# how many fish can i put in a 55 gallon



## Squege56 (Apr 19, 2011)

if each are 6 inches full grown could i do 11 fish like labs and rustys


----------



## mattyb (Mar 31, 2011)

Yes you can. It is not unusal for people to go as high as 20 cichlids in a 55 gallon. 11 4 inch cichlids may actually be too few for a 55, since it should be overstocked.
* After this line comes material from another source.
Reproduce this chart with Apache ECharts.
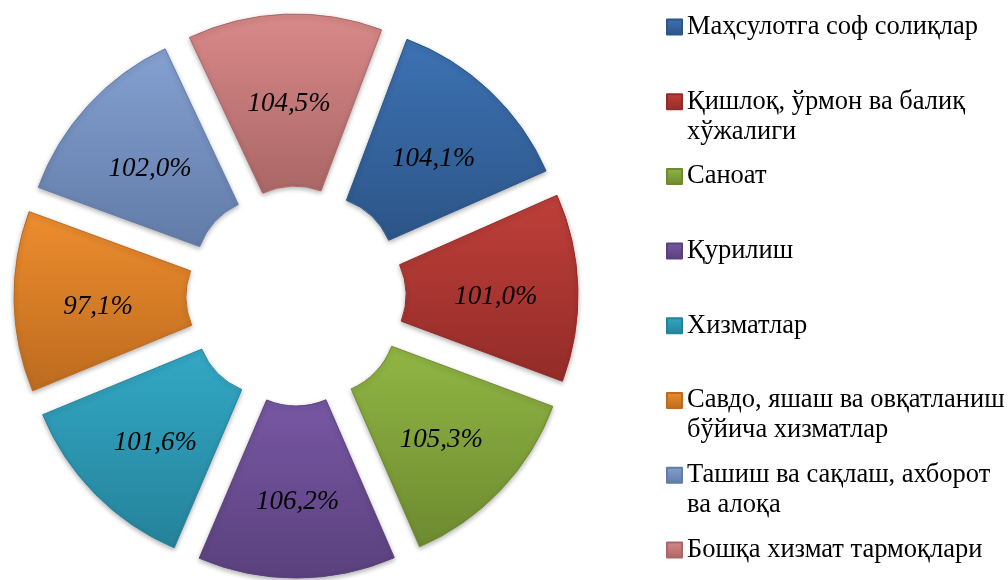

Of course it all depends on the filtration you have.


----------



## Squege56 (Apr 19, 2011)

right now i have 8 fish and my filter is rated at 100 gallons so i have plenty of filtration so mabey i will go 15 fish


----------



## soulpride (Aug 30, 2009)

what fish are in there right now? if you have labs n rusty you can add an other species. making it 1males/4 females of each species total 15 fish or add more females to the group you already have.


----------



## demasonisoldier (Apr 26, 2011)

People thought I was crazy but the best set up I had in a 55 gallon was between 75 to 100 Melanochromis parallelus. These varied in size from the Apha male was 5 inch and there was about 15 this size. The others where 3 to 4 inches with about 30 1 inch brood. This tank had the least aggression out of the many Cichlid Combos I had. Needless to say I have a mixed Malawi tank with about 15 fish and keep having fatalities. I find the more fish the better. I had plenty of rocks and a couple of pottery caves. The bottom was little pond rocks I got a Lowes which proved to allow hundreds of babies to survive and be sold and between 1 to 1.5 inch. In this tank I think I have about 3 females breeding and the one alpha male. You can see pics on some of them on Cichlids dot com under the name Jon Brown and Melanochromis parallelus.
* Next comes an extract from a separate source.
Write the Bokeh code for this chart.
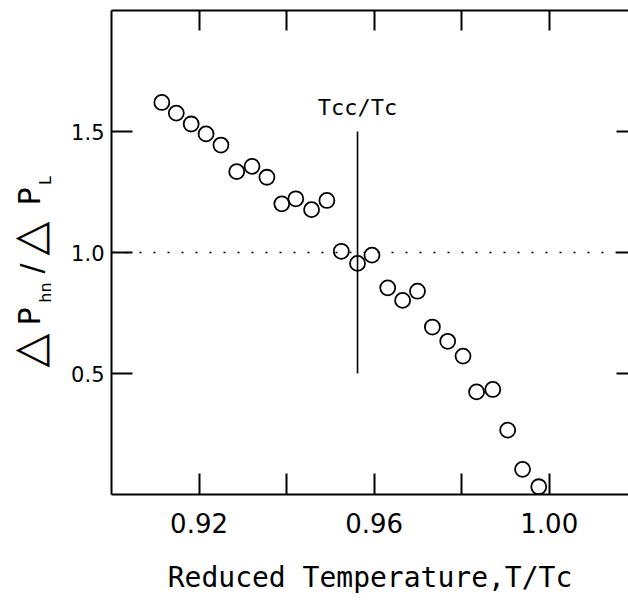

Just make sure you have really good filters. I think my water was filtered the aquarium 15 times per hour and I changed the water at least once every 2 weeks to keep it clean. I know many people will say different thing but I think at least 30 cichlids minimum.


----------



## II25tolifeII (Dec 22, 2010)

demasonisoldier said:


> People thought I was crazy but the best set up I had in a 55 gallon was between 75 to 100 Melanochromis parallelus. These varied in size from the Apha male was 5 inch and there was about 15 this size. The others where 3 to 4 inches with about 30 1 inch brood. This tank had the least aggression out of the many Cichlid Combos I had. Needless to say I have a mixed Malawi tank with about 15 fish and keep having fatalities. I find the more fish the better. I had plenty of rocks and a couple of pottery caves. The bottom was little pond rocks I got a Lowes which proved to allow hundreds of babies to survive and be sold and between 1 to 1.5 inch. In this tank I think I have about 3 females breeding and the one alpha male. You can see pics on some of them on Cichlids dot com under the name Jon Brown and Melanochromis parallelus.
> 
> Just make sure you have really good filters. I think my water was filtered the aquarium 15 times per hour and I changed the water at least once every 2 weeks to keep it clean. I know many people will say different thing but I think at least 30 cichlids minimum.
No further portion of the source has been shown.